La vida que de verdad vale la pena es aquella que se esconde entre pequeños momentos. Como aquellos en los que eres valiente, pero no sabes que lo estás siendo. Una vez, con diez años, tuve que entrar al quirófano y recuerdo que mientras un celador bastante simpático me montaba en un ascensor inmenso, lo último que escuché de mi madre antes de que se cerraran las puertas fue: ¡Mira qué valiente! La verdad es que en ese momento no lo entendí y seguí a mi rollo, fantaseando con ese ascensor que parecía una nave espacial. Todo me parecía divertido. Que me llevaran en camilla, que las puertas se abrieran solas y que un montón de médicos me esperasen en una habitación con mascarillas puestas. ¿Dónde estaba la valentía? Simplemente era el juego más divertido que recordaba en años.
Si hoy me tuviesen que operar, las cosas serían distintas. La diferencia es que, entre ese niño y yo, el tiempo ha interpuesto el miedo. O la consciencia, que es casi lo mismo. De hecho, puede que la consciencia esté hecha de miedos. Unos miedos que nos ayudan a sobrevivir, pero que también hacen que la vida sea un poquito más gris. Hoy no habría fascinación por el tamaño del ascensor, ni me sentiría especial por estar tumbado mientras un adulto me lleva en camilla, ni me parecería que dormirme con una mascara es una aventura alucinante. Hoy más bien rezaría para que todo fuera bien, pensaría en cuántas cosas me quedarían por hacer si me muero y, antes de caer dormido por la anestesia, me vendría a la cabeza la imagen de Michael Jackson saliendo de su casa con los pies por delante a causa del propofol.

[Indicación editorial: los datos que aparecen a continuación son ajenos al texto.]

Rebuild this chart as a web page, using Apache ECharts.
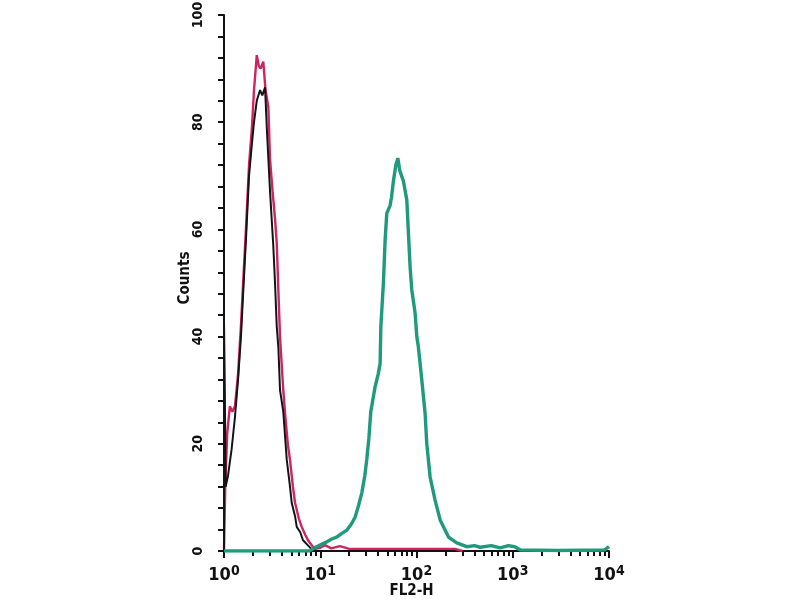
<!DOCTYPE html>
<html>
<head>
<meta charset="utf-8">
<script src="https://cdn.jsdelivr.net/npm/echarts@6/dist/echarts.min.js"></script>
<style>html,body{margin:0;padding:0;background:#fff;}#c{width:800px;height:600px;}</style>
</head>
<body>
<div id="c"></div>
<script>
// FL2-H channel positions and counts
var xMajorTicks = [1, 10, 100, 1000, 10000];
var xMinorTicks = [2,3,4,5,6,7,8,9,20,30,40,50,60,70,80,90,200,300,400,500,600,700,800,900,2000,3000,4000,5000,6000,7000,8000,9000];
var yTicks = [0, 20, 40, 60, 80, 100];

var isotypeX = [1.0, 1.03, 1.08, 1.15, 1.22, 1.3, 1.4, 1.5, 1.58, 1.69, 1.82, 1.95, 2.05, 2.19, 2.3, 2.4, 2.56, 2.7, 2.89, 3.01, 3.2, 3.39, 3.53, 3.67, 3.82, 4.0, 4.13, 4.31, 4.6, 4.85, 5.2, 5.47, 6.0, 6.42, 7.0, 7.47, 8.2, 8.83, 10, 11.2, 13, 16, 20, 30, 60, 120, 250, 300];
var isotypeY = [0, 12, 22, 27, 26, 27, 33, 42, 50, 60, 72, 79, 86, 92.5, 90.5, 90, 91.3, 86, 82.8, 73, 67, 62, 57.5, 48.7, 40, 34, 30, 25.7, 20, 17, 12, 9, 6, 4.5, 3, 2, 1, 0.4, 0.6, 1.1, 0.5, 0.9, 0.4, 0.4, 0.4, 0.4, 0.4, 0];

var controlX = [1.0, 1.0, 1.02, 1.04, 1.1, 1.2, 1.3, 1.4, 1.5, 1.58, 1.69, 1.82, 1.95, 2.05, 2.19, 2.37, 2.5, 2.67, 2.8, 3.01, 3.25, 3.39, 3.53, 3.67, 3.82, 4.13, 4.49, 4.85, 5.05, 5.47, 5.7, 6.2, 6.62, 7.5, 8.16, 9.0];
var controlY = [0, 43, 30, 12, 14, 19, 25, 32, 40, 48, 58, 70, 76, 80, 84, 86, 85, 86.5, 78, 67, 57, 50, 42, 38, 30, 26, 17, 12, 9, 6.5, 4.5, 3.5, 2, 1, 0.3, 0];

var stainedX = [1, 7.8, 8.5, 9.95, 11.7, 13, 14.8, 16.5, 18.9, 21, 23, 25, 27, 29, 30.4, 32, 33.5, 37.1, 40, 41.9, 42.6, 45.3, 47.2, 49.1, 53.2, 55, 57.5, 61, 64, 67, 73.1, 79.3, 85.8, 89.3, 96.7, 100.7, 104.7, 113.5, 122.8, 127.9, 138.5, 156, 176, 215, 262, 333, 400, 458, 600, 740, 900, 1050, 1200, 3000, 9000, 10000];
var stainedY = [0, 0, 0.5, 1.1, 1.7, 2.2, 2.6, 3.2, 3.9, 5, 6.3, 8.5, 10.8, 14, 17, 21, 26, 30.6, 33, 35, 41.8, 50, 58, 63, 64.5, 66, 69, 72, 73.3, 71, 69, 65.5, 53, 48.7, 44.4, 40, 38, 31.9, 25.7, 20, 13.8, 9.5, 5.8, 2.6, 1.5, 0.8, 1, 0.7, 1, 0.6, 1, 0.8, 0.2, 0.1, 0.2, 0.8];

function pairs(xs, ys) { return xs.map(function (x, i) { return [x, ys[i]]; }); }

var condensed = "'DejaVu Sans Condensed', 'Liberation Sans Narrow', 'Arial Narrow', 'Liberation Sans', sans-serif";
var gridRect = { left: 224, right: 191, top: 15, bottom: 49, containLabel: false, outerBoundsMode: 'none' };
var chart = echarts.init(document.getElementById('c'), null, { renderer: 'canvas' });
chart.setOption({
  backgroundColor: '#ffffff',
  animation: false,
  grid: [Object.assign({}, gridRect), Object.assign({}, gridRect)],
  xAxis: [{
    type: 'log', logBase: 10, min: 1, max: 10000, gridIndex: 0,
    name: 'FL2-H', nameLocation: 'middle', nameGap: 33, nameMoveOverlap: false,
    nameTextStyle: { fontFamily: condensed, fontWeight: 'bold', fontSize: 15, color: '#111', padding: [0, 10, 0, 0] },
    axisLine: { show: true, lineStyle: { color: '#111', width: 2 } },
    axisTick: { show: true, inside: false, length: 7, customValues: xMajorTicks, lineStyle: { color: '#111', width: 2 } },
    splitLine: { show: false },
    axisLabel: {
      customValues: xMajorTicks,
      margin: 13,
      formatter: function (v) { return '{b|10}{s|' + Math.round(Math.log10(v)) + '}'; },
      rich: {
        b: { fontFamily: condensed, fontSize: 18, fontWeight: 'bold', color: '#111', verticalAlign: 'bottom', lineHeight: 20 },
        s: { fontFamily: condensed, fontSize: 14, fontWeight: 'bold', color: '#111', verticalAlign: 'top', lineHeight: 20, padding: [0, 0, 8, 0] }
      }
    }
  }, {
    type: 'log', logBase: 10, min: 1, max: 10000, gridIndex: 1,
    axisLine: { show: false },
    axisTick: { show: true, inside: false, length: 5, customValues: xMinorTicks, lineStyle: { color: '#111', width: 2 } },
    axisLabel: { show: false },
    splitLine: { show: false }
  }],
  yAxis: [{
    type: 'value', min: 0, max: 100, interval: 20, gridIndex: 0,
    name: 'Counts', nameLocation: 'middle', nameGap: 31, nameRotate: 90, nameMoveOverlap: false,
    nameTextStyle: { fontFamily: condensed, fontWeight: 'bold', fontSize: 15, color: '#111', padding: [0, 0, 0, 10] },
    axisLine: { show: true, lineStyle: { color: '#111', width: 2 } },
    axisTick: { show: true, inside: false, length: 6, lineStyle: { color: '#111', width: 2 } },
    minorTick: { show: true, splitNumber: 5, length: 6, lineStyle: { color: '#111', width: 2 } },
    splitLine: { show: false },
    axisLabel: { rotate: 90, margin: 19, fontFamily: condensed, fontWeight: 'bold', fontSize: 14, color: '#111' }
  }, {
    type: 'value', min: 0, max: 100, gridIndex: 1, show: false
  }],
  series: [{
    name: 'Isotype', type: 'line', xAxisIndex: 0, yAxisIndex: 0,
    data: pairs(isotypeX, isotypeY), showSymbol: false, symbol: 'none',
    lineStyle: { color: '#cf2462', width: 2.4 }, z: 2
  }, {
    name: 'Control', type: 'line', xAxisIndex: 0, yAxisIndex: 0,
    data: pairs(controlX, controlY), showSymbol: false, symbol: 'none',
    lineStyle: { color: '#141414', width: 2 }, z: 3
  }, {
    name: 'Stained', type: 'line', xAxisIndex: 0, yAxisIndex: 0,
    data: pairs(stainedX, stainedY), showSymbol: false, symbol: 'none',
    lineStyle: { color: '#1f9a7c', width: 3.4 }, z: 4
  }]
});
</script>
</body>
</html>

Por eso mi madre dijo “qué valiente”, ahora lo entiendo. Porque ella como adulta, repleta de miedos, admiraba mi sonrisa inconsciente mientras me alejaba por el pasillo. Pero no nos pasa solo de niños. A veces, de repente das un portazo donde no te quieren, o te lanzas a dar un beso donde intuyes que sí. Compras ese viaje, dices que no o empiezas ese proyecto soñado. Y todo eso, pasa casi sin darte cuenta. Como cuando me subí al ascensor sin pensar que aquello fuera un acto heroico, porque no lo era. Aquello era lo normal, era no preocuparme de más, era ser plenamente consciente del presente y totalmente inconsciente del futuro. Y era, también, el acto de valentía más grande que existe. Aquello era, simplemente, vivir.
Ese miedo es hermano de la ansiedad y es hijo de la experiencia. Esa que guarda en la memoria de tu cerebro y la que te dice que ese camino ya fue andado una vez.
Me ha encantado...
A veces cuando alguien me llama valiente (normalmente por hacer algo que él o ella no se atreven a hacer), me siento como tú de niño, pensado que no es valentía, que es simplemente lo que hay que hacer y me dejo llevar. Aunque otras veces me gusta pensar que en el fondo sí soy un poquito valiente.